The gap here, says Stevenson, is likely driven by history. “Historically, call recording has been viewed as simply part of an organization’s telephony infrastructure, with use cases predominantly around compliance, quality assurance, and optimization of the workforce,” he says.

Today, though, advances in transcription, artificial intelligence (AI), and machine learning are opening up new possibilities. Perhaps most notably, these technologies mean that no longer must recordings be physically listened to in order to reap their value. AI and machine learning, says Stevenson, “make the value of voice datasets—previously only accessible by listening—realizable, providing organizations with significant business opportunities.”

Closing the Gap

To close the gap, says Stevenson, “organizations need to be able to capture all voice communications from anywhere, irrespective of source—whether that’s telephone, UC, mobile, trading, radio, or contact center platforms, whether legacy or new platforms.”

To move forward, he says, organizations need to consider these questions:

  • What percentage of the conversations taking place across the business are you capturing? Are you missing valuable conversations taking place across different departments/teams?
  • Is your solution reliable and resilient?
  • Are you getting high-quality recordings?
  • Can you get accurate transcriptions of those conversations to create structured voice datasets?
  • Do you have secure access to, and control of, the voice data being captured, or can you only leverage this within a specific application stack or those your provider considers to be complementary partners?
  • Does your current provider offer open APIs so that you can feed voice data into the tools and applications of your choice to deliver the business outcomes you need?

But before moving forward, as with any type of new business venture, organizations need to think strategically about how they will use the voice data they capture.

Thinking Strategically About Capturing Voice Data

Tracy Malingo, former president of Next IT Corporation and the current head of product strategy at Verint Intelligent Self-Service, says that before you can make effective use of voice data, you need to understand why you are collecting it. “Many organizations have been scared into collecting customer data—whether that’s voice or chat or something else entirely,” Malingo says. “But they haven’t yet articulated a business need for the data to map back to.” Instead, she says, too often organizations will begin collecting the data, thinking that later they can analyze it and determine how to use it to improve business decisions.

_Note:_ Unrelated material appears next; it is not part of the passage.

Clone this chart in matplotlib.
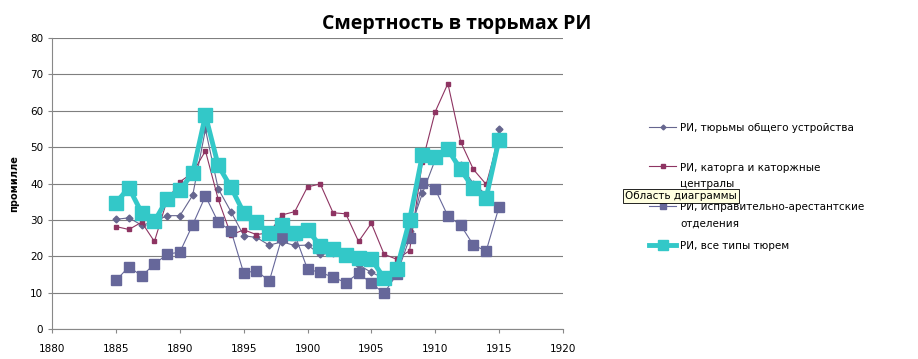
import matplotlib
matplotlib.use("Agg")
import matplotlib.pyplot as plt
import numpy as np

# данные
years = list(range(1885, 1916))

general = [30.2, 30.6, 28.6, 29.5, 31.2, 31.2, 36.8, 54.9, 38.6, 32.3, 25.7,
           25.2, 23.1, 24.0, 23.0, 23.1, 20.6, 20.9, 19.5, 17.7, 15.6, 14.0,
           15.5, 27.0, 37.3, 46.5, 49.0, 45.0, 40.0, 37.0, 54.9]

katorga = [28.2, 27.4, 29.4, 24.1, 35.5, 40.5, 43.0, 49.0, 35.7, 25.9, 27.3,
           26.0, 26.5, 31.4, 32.3, 39.1, 39.9, 32.0, 31.7, 24.1, 29.1, 20.6,
           19.2, 21.6, 46.0, 59.7, 67.5, 51.5, 43.9, 39.8, 52.5]

corrective = [13.4, 17.2, 14.6, 17.9, 20.6, 21.2, 28.7, 36.6, 29.4, 27.1, 15.4,
              16.1, 13.2, 25.3, 26.0, 16.5, 15.6, 14.3, 12.8, 15.4, 12.6, 9.9,
              15.1, 25.0, 40.3, 38.5, 31.1, 28.6, 23.1, 21.5, 33.5]

all_types = [34.8, 38.9, 32.0, 29.6, 35.8, 38.2, 42.9, 58.8, 45.0, 39.0, 32.0,
             29.4, 26.3, 28.5, 26.3, 27.3, 22.9, 22.0, 20.4, 19.5, 19.3, 14.0,
             16.6, 30.0, 47.9, 47.4, 49.4, 43.9, 38.7, 36.1, 52.0]

# пустая вторая строка у коротких подписей - чтобы шаг легенды был ровный
labels = ["РИ, тюрьмы общего устройства\n ",
          "РИ, каторга и каторжные\nцентралы",
          "РИ, исправительно-арестантские\nотделения",
          "РИ, все типы тюрем\n "]

xticks = list(range(1880, 1921, 5))
yticks = list(range(0, 81, 10))

plt.rcParams['font.family'] = ['DejaVu Sans']

fig = plt.figure(figsize=(9.18, 3.59), dpi=100)
ax = fig.add_axes([0.057, 0.083, 0.556, 0.811])

ax.plot(years, general, color='#66668f', lw=0.8, marker='D', ms=3.5,
        label=labels[0], zorder=3)
ax.plot(years, katorga, color='#8e3462', lw=0.8, marker='s', ms=3.5,
        label=labels[1], zorder=3)
ax.plot(years, corrective, color='#66679a', lw=0.8, marker='s', ms=6.5,
        label=labels[2], zorder=3)
ax.plot(years, all_types, color='#33c8c8', lw=3.5, marker='s', ms=10.5,
        label=labels[3], zorder=4)

ax.set_xlim(1880, 1920)
ax.set_ylim(0, 80)
ax.set_xticks(xticks)
ax.set_yticks(yticks)
ax.tick_params(axis='both', labelsize=7.5, length=3, color='#888888')
ax.tick_params(axis='x', pad=8)
ax.yaxis.grid(True, color='#7f7f7f', lw=0.8)
ax.set_axisbelow(True)
for s in ['top', 'right']:
    ax.spines[s].set_visible(False)
for s in ['left', 'bottom']:
    ax.spines[s].set_color('#888888')

ax.set_ylabel('промилле', fontsize=7, fontweight='bold', labelpad=8)

fig.text(0.497, 0.932, 'Смертность в тюрьмах РИ', fontsize=14,
         fontweight='bold', ha='center', va='center', family='Open Sans')

leg = fig.legend(loc='upper left', bbox_to_anchor=(0.697, 0.683), frameon=False,
                 fontsize=7.5, handlelength=2.6, handletextpad=0.4,
                 labelspacing=1.25, markerscale=0.7)
for t in leg.get_texts():
    t.set_linespacing(1.8)
# маркер напротив первой строки подписи
for col in leg._legend_handle_box.get_children():
    for item in col.get_children():
        item.align = 'top'

# всплывающая подсказка Excel, как на скриншоте
fig.text(0.681, 0.454, 'Область диаграммы', fontsize=7.5, ha='left',
         va='center', bbox=dict(boxstyle='square,pad=0.2', fc='#ffffe1',
                                ec='black', lw=0.6), zorder=10)

fig.savefig('out.png', dpi=100)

That, she says, is ineffectual and leaves organizations with “huge data lakes.” She points to research from Gartner which estimates that 80% of data lakes are inefficient.

The way to solve this, she says, is to develop a voice-first strategy that is fairly straightforward. Identify the areas in which you think voice data can help you. Formulate a specific business question. Set up your data capture systems accordingly.

Technology is not the answer—it’s a tool. Those who jumped feetfirst into the Big Data revolution quickly found this out. When considering how to close the voice data gap in your organization, it pays to start with the end goal in mind.